Step #2 — Do Risk Assessment

Threats can vary greatly based on the industry and business type you own. This assessment should evaluate vulnerabilities in your systems, including outdated hardware and software. In the end, you are to determine the likelihood and impact of each risk on your operations. Each possible risk should be assessed independently by taking into account two factors:

  1. The chance of occurrence;
  2. The potential effect on company operations.

There are two common approaches to this: qualitative risk analysis and quantitative risk assessment. The former is based on perceived danger, while the latter is conducted using verified facts.

Step #3 — Create an Asset Inventory

A solid disaster recovery strategy requires having a full overview of the assets your company owns. This includes gear, software, IT infrastructure, data, and anything else that is necessary for your core business operations. Here are three commonly used labels to categorize your assets:

  • Crucial — Assets should only be labeled as crucial if they are essential for routine company operations.
  • Important — Assign this label to assets that your company employs at least once per day and that, if interrupted, would have an effect on business operations (but not completely shut down).
  • Unimportant — These are the assets that your company rarely uses and are not required for typical business operations.

Step #4 — Define Roles and Assign Responsibilities

You should prepare a clear overview of roles and responsibilities. Otherwise, no one will know what to do in case of an incident. While exact roles vary widely depending on a company's size, industry, and type, any recovery plan should cover the following:

  • An incident reporter — A person is in charge of interacting with stakeholders and necessary authorities when disruptive events occur.
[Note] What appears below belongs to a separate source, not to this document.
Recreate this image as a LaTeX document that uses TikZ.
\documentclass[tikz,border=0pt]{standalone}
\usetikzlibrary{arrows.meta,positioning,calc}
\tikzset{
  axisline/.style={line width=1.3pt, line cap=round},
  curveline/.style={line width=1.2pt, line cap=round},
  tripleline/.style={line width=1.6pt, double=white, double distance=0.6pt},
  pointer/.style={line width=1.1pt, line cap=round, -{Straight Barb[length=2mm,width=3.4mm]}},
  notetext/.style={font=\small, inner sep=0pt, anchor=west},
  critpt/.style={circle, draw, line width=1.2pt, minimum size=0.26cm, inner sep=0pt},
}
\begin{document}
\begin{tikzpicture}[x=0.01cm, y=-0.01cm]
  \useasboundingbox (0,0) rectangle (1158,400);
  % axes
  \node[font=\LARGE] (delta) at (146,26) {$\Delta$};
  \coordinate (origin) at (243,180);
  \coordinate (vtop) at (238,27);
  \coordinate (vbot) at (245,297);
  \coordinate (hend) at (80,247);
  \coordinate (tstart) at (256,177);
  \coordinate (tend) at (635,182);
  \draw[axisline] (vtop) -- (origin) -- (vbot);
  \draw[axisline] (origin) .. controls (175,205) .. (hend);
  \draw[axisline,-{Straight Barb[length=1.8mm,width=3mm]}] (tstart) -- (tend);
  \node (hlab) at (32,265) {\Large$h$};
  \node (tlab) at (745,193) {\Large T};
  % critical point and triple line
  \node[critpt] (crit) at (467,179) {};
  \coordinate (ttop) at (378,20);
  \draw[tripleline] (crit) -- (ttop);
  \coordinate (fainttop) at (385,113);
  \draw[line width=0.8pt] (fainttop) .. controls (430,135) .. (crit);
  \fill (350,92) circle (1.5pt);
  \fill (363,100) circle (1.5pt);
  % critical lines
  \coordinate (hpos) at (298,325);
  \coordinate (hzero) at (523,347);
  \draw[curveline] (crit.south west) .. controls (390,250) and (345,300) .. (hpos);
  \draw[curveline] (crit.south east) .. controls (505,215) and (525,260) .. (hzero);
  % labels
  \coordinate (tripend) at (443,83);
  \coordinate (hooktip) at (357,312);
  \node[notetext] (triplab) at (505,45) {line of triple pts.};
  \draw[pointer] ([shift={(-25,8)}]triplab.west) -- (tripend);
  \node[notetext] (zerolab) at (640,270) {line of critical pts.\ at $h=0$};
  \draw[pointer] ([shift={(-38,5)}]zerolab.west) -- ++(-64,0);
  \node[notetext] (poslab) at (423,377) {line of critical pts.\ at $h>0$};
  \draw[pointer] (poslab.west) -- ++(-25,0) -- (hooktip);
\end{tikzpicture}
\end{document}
One should also keep contact information for all parties up to date.
  • Disaster recovery plan manager — Your DRP manager ensures that disaster recovery team members complete their assigned responsibilities and that the approach you implemented operates well.
  • Asset manager — When a disaster occurs, you should designate someone to secure and safeguard vital assets while also reporting on their status during the situation.
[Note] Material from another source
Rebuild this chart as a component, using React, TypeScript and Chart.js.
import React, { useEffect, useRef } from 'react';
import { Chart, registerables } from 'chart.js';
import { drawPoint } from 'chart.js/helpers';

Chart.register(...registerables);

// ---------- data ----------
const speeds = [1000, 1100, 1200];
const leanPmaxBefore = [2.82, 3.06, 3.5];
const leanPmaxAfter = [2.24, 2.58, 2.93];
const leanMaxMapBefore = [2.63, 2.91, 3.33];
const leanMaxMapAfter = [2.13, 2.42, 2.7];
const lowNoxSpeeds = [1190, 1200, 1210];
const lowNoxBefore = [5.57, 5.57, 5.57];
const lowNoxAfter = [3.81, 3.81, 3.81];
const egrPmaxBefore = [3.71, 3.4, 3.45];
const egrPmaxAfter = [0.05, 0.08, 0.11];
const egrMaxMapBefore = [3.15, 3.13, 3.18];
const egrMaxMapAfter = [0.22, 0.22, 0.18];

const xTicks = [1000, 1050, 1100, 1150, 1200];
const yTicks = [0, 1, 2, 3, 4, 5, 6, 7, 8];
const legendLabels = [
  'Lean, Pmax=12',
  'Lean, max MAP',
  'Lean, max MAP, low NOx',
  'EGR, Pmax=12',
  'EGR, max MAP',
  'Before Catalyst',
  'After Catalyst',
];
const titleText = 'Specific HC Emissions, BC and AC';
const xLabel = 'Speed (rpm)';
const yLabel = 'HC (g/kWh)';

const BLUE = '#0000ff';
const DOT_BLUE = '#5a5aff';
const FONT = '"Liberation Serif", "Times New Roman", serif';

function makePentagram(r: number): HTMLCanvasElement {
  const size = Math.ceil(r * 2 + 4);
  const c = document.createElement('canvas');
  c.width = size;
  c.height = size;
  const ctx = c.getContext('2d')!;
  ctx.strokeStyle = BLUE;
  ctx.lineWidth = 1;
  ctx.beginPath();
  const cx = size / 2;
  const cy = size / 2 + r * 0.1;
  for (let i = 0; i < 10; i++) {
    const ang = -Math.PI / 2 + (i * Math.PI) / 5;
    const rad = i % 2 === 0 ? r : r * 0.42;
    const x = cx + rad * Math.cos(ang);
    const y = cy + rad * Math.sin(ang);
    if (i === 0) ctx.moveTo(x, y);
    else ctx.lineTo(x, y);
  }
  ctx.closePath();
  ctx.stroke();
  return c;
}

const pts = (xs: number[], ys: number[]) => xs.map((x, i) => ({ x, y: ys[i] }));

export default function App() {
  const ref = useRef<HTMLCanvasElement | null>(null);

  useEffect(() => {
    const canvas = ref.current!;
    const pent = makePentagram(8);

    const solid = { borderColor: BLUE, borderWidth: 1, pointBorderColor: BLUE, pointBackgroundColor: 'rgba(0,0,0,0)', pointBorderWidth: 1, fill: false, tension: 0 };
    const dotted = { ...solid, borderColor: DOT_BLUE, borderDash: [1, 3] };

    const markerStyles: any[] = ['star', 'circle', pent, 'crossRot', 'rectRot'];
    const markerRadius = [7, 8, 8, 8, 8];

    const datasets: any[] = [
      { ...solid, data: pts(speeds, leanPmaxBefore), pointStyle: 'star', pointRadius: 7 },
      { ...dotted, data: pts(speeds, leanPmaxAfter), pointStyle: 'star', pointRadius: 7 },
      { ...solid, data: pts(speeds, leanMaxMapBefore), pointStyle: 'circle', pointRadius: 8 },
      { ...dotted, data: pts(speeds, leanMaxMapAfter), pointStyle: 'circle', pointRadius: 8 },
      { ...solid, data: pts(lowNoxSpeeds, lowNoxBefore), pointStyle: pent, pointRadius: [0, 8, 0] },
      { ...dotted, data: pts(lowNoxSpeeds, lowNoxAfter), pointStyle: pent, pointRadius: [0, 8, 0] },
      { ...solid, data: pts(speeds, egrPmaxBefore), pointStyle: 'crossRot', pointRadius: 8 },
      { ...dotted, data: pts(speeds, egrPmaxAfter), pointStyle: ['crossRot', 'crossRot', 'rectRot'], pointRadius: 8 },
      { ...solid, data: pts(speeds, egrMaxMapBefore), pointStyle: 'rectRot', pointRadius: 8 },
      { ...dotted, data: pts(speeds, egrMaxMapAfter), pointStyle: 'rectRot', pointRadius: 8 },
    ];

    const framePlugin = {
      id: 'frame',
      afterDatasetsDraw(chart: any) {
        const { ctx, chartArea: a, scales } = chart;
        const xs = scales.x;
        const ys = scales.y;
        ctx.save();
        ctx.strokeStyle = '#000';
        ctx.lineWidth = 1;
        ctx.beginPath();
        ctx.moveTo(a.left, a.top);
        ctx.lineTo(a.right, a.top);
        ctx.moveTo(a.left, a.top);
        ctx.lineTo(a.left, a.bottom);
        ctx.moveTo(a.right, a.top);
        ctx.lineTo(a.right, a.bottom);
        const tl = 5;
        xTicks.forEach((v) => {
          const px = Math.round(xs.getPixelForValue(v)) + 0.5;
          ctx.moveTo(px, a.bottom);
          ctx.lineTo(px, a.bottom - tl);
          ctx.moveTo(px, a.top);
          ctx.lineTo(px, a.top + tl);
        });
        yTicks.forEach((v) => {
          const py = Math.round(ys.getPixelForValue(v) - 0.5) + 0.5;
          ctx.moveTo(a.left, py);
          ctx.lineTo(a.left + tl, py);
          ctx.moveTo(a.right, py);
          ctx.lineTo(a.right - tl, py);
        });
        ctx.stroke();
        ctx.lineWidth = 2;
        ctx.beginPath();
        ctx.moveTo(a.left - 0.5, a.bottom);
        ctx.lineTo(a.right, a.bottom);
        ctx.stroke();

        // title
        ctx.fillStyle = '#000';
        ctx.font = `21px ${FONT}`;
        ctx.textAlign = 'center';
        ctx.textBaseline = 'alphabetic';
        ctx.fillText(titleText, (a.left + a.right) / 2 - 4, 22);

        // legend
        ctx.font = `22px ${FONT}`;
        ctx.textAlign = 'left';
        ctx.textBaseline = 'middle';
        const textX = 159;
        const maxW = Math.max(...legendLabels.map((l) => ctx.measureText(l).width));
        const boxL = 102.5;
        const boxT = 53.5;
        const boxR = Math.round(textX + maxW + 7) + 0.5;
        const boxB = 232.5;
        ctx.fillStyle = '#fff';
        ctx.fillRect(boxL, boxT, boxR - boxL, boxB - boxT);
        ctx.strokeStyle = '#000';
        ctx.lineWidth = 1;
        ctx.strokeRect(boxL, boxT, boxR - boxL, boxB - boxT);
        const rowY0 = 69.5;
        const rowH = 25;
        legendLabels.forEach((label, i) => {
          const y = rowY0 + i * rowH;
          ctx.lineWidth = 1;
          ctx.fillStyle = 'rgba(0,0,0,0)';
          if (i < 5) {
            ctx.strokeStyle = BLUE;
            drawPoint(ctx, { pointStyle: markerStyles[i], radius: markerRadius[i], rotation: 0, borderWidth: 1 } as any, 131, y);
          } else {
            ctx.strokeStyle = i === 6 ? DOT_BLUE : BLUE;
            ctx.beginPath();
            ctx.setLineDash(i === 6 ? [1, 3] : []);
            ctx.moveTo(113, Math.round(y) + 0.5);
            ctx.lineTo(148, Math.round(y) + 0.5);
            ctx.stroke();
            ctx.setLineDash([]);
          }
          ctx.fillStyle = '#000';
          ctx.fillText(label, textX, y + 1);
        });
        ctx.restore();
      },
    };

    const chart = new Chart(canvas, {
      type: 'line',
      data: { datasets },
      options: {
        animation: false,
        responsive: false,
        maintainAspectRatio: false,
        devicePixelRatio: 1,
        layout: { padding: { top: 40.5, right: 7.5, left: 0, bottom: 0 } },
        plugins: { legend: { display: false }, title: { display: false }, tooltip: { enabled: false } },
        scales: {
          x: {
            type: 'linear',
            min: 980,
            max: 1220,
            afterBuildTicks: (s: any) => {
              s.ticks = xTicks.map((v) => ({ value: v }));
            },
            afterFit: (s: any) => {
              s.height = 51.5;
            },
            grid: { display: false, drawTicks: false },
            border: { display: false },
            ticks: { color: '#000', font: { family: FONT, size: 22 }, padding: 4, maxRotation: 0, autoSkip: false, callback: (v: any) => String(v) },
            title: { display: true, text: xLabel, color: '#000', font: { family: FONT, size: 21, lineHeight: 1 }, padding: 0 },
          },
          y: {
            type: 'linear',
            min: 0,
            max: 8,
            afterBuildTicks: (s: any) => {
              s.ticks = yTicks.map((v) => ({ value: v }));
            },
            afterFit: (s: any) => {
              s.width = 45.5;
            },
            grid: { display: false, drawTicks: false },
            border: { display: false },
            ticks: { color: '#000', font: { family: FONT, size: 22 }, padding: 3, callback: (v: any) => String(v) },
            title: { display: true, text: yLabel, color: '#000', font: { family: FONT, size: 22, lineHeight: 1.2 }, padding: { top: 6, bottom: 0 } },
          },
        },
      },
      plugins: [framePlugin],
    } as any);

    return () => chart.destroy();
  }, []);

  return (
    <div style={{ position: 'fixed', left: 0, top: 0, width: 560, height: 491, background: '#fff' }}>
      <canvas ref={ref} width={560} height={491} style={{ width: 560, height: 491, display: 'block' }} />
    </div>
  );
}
Step #5: Document and Test the Plan

To ensure that your disaster recovery plan is effective, you are to continually rehearse it and adjust it in response to any significant changes. For example, if your company buys additional assets after developing your DRP strategy, they must be included in your plan to ensure future protection. Testing and refining your disaster recovery approach may be divided into three basic steps:

  1. Make a realistic simulation — When practicing your DRP, try to make a setting that is as close to the real situation your company will face as possible without putting anyone in danger.
  2. Identify issues — Use the DRP testing process to find issues and inconsistencies in your plan, make things easier, and fix any problems you find with your backup methods.
  3. Test your disaster recovery protocols — It's crucial to test how you will respond to an incident. At the same time, it's also important to test the processes you've established for recovering key systems after the incident is over. Test how you will restore lost data, restart networks, and go on with regular business operations.

Let’s Wrap It up

Having your business paralyzed by a natural disaster or cyber-attack is a real nightmare. Just imagine the chaos. Your customers would be left in the dark, your employees would be in a panic, and your revenue stream could be disrupted. This is far from the best experience. And if you have no plan in place to deal with any disaster, many things can go wrong. You will have to invest a bomb in recovering your data, restoring your systems, and getting your operations back up and running. The good news is that all these can be easily solved when you follow the above steps and develop a solid disaster recovery strategy that works for your company.